Are you observing any trends or cultural shifts that affect knowledge management going forward?

For years we’ve observed an increasing trend to rely on commercial partners for increasingly complex services. The latest major examples are the Commercial Crew Program that uses industry to launch crews to the ISS and the Commercial Lunar Payload Services Program that will use industry to launch payloads to the Moon. So much aeronautics and space knowledge is now distributed across industry. In Space Technology, we do this through our Tipping Point opportunity where we select multiple vendors to develop their own technologies—to ~TRL 6—that we later intend to buy as a service, by providing them a boost in funding to do so. However, we allow them to keep the data and Intellectual Property rights, but the challenge also extends to deeper institutional knowledge as well. For NASA to succeed in its mission, it now must navigate sharing as much valuable knowledge as possible while respecting the needs of companies to retain certain proprietary information.

What impact are technologies such as machine learning and artificial intelligence beginning to have on your knowledge sharing activities?

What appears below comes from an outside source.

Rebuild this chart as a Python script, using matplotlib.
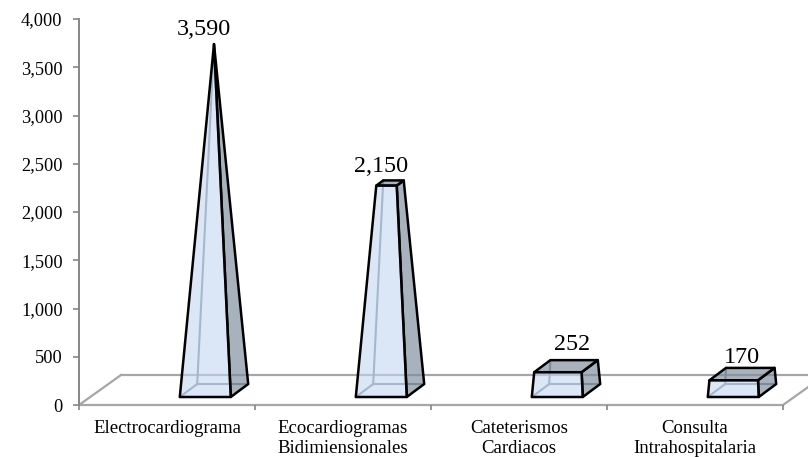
import matplotlib
matplotlib.use("Agg")
import matplotlib.pyplot as plt
from matplotlib.colors import to_rgb
from matplotlib.patches import Polygon

categories = ["Electrocardiograma", "Ecocardiogramas\nBidimiensionales",
              "Cateterismos\nCardiacos", "Consulta\nIntrahospitalaria"]
values = [3590, 2150, 252, 170]
value_labels = ["3,590", "2,150", "252", "170"]
y_ticks = [0, 500, 1000, 1500, 2000, 2500, 3000, 3500, 4000]

W, H = 808, 457
AX_L, AX_R, AX_T, AX_B = 79, 783, 19, 405
plt.rcParams["font.family"] = ["Liberation Serif", "DejaVu Serif"]

fig = plt.figure(figsize=(W / 100, H / 100), dpi=100, facecolor="white")
ax = fig.add_axes([AX_L / W, 1 - AX_B / H, (AX_R - AX_L) / W, (AX_B - AX_T) / H])
ax.set_xlim(-0.5, len(categories) - 0.5)
ax.set_ylim(0, y_ticks[-1])
PX_X = (len(categories)) / (AX_R - AX_L)      # data units per pixel, x
PX_Y = y_ticks[-1] / (AX_B - AX_T)            # data units per pixel, y

GRAY = "#A6A6A6"
AXC = "#868686"
BACK = "#7A8796"
FRONT = "#C3D8F3"
DARK = "#7E8E9E"

# projection constants (pixels)
CENTER_DX, BASE_LIFT = 47, 14.5
HALF_W, DEPTH_X, DEPTH_Y = 25.5, 8.7, 6.5
FLOOR_X, FLOOR_Y = 42, 30


def pt(cat, value, sx, sd, frac):
    """Project a corner: sx = -1/+1 (left/right), sd = -1/+1 (front/back)."""
    x = cat + PX_X * (CENTER_DX + frac * (sx * HALF_W + sd * DEPTH_X))
    y = value + PX_Y * (BASE_LIFT + frac * sd * DEPTH_Y)
    return (x, y)


# floor
x0, x1 = ax.get_xlim()
ax.plot([x0 + PX_X * FLOOR_X, x0, x1, x1 + PX_X * FLOOR_X], [PX_Y * FLOOR_Y, 0, 0, PX_Y * FLOOR_Y],
        color=GRAY, lw=1.6, clip_on=False, zorder=1, solid_joinstyle="miter")
ax.plot([x0 + PX_X * FLOOR_X, x1 + PX_X * FLOOR_X], [PX_Y * FLOOR_Y] * 2,
        color=GRAY, lw=1.6, clip_on=False, zorder=1)

top_value = max(values)
dark_rgba = (*to_rgb(DARK), 0.68)
front_rgba = (*to_rgb(FRONT), 0.6)
for i, v in enumerate(values):
    f = 1 - v / top_value
    bfl, bfr, bbl, bbr = (pt(i, 0, -1, -1, 1), pt(i, 0, 1, -1, 1), pt(i, 0, -1, 1, 1), pt(i, 0, 1, 1, 1))
    tfl, tfr, tbl, tbr = (pt(i, v, -1, -1, f), pt(i, v, 1, -1, f), pt(i, v, -1, 1, f), pt(i, v, 1, 1, f))
    # hidden edges seen through the translucent faces
    for a, b in ((bfl, bbl), (bbl, bbr), (bbl, tbl)):
        ax.plot([a[0], b[0]], [a[1], b[1]], color=BACK, lw=1.5, zorder=2, clip_on=False)
    face = dict(closed=True, linewidth=1.8, edgecolor="black", joinstyle="round", clip_on=False, zorder=3)
    ax.add_patch(Polygon([bfr, bbr, tbr, tfr], facecolor=dark_rgba, **face))
    ax.add_patch(Polygon([tfl, tfr, tbr, tbl], facecolor=dark_rgba, **face))
    ax.add_patch(Polygon([bfl, bfr, tfr, tfl], facecolor=front_rgba, **face))

# data labels
LABEL_DX = [37, 38, 53, 47]
LABEL_DY = [15, 14, 16, 10]
for i, (v, t) in enumerate(zip(values, value_labels)):
    tip = pt(i, v, 0, 1, 1 - v / top_value)
    ax.annotate(t, xy=(i, tip[1]), xytext=(LABEL_DX[i] * 0.72, LABEL_DY[i] * 0.72),
                textcoords="offset points", ha="center", va="center",
                fontsize=17.4, color="black", annotation_clip=False, zorder=5)

# axes
for s in ("top", "right", "bottom"):
    ax.spines[s].set_visible(False)
ax.spines["left"].set_color(AXC)
ax.spines["left"].set_linewidth(1.4)
ax.set_yticks(y_ticks)
ax.set_yticklabels([f"{t:,}" for t in y_ticks], fontsize=13.2, color="black")
ax.tick_params(axis="y", length=4.3, width=1.2, color=AXC, pad=7.5)
ax.set_xticks([i - 0.5 for i in range(len(categories) + 1)])
ax.set_xticklabels([])
ax.tick_params(axis="x", which="major", length=3.6, width=1.2, color=AXC)
ax.set_xticks(range(len(categories)), minor=True)
ax.set_xticklabels(categories, minor=True, fontsize=13.5, color="black", linespacing=1.22)
ax.tick_params(axis="x", which="minor", length=0, pad=11)
ax.patch.set_alpha(0)

fig.savefig("out.png", dpi=100)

There’s nearly always been a desire to use technology and data to further enable knowledge sharing, including better search and recommender systems. As software and data science skill sets become more common in the workforce, we also see a greater appetite to invest in these technologies. One of our programs is pursuing a model-based program management initiative to automate using best practices and sharing information among projects and managers. Langley Research Center published a Lessons Learned Bot to automatically search for lessons learned based on your project plan. We see this trend continuing as skill sets continue to evolve and software and data technologies become more affordable and ubiquitous.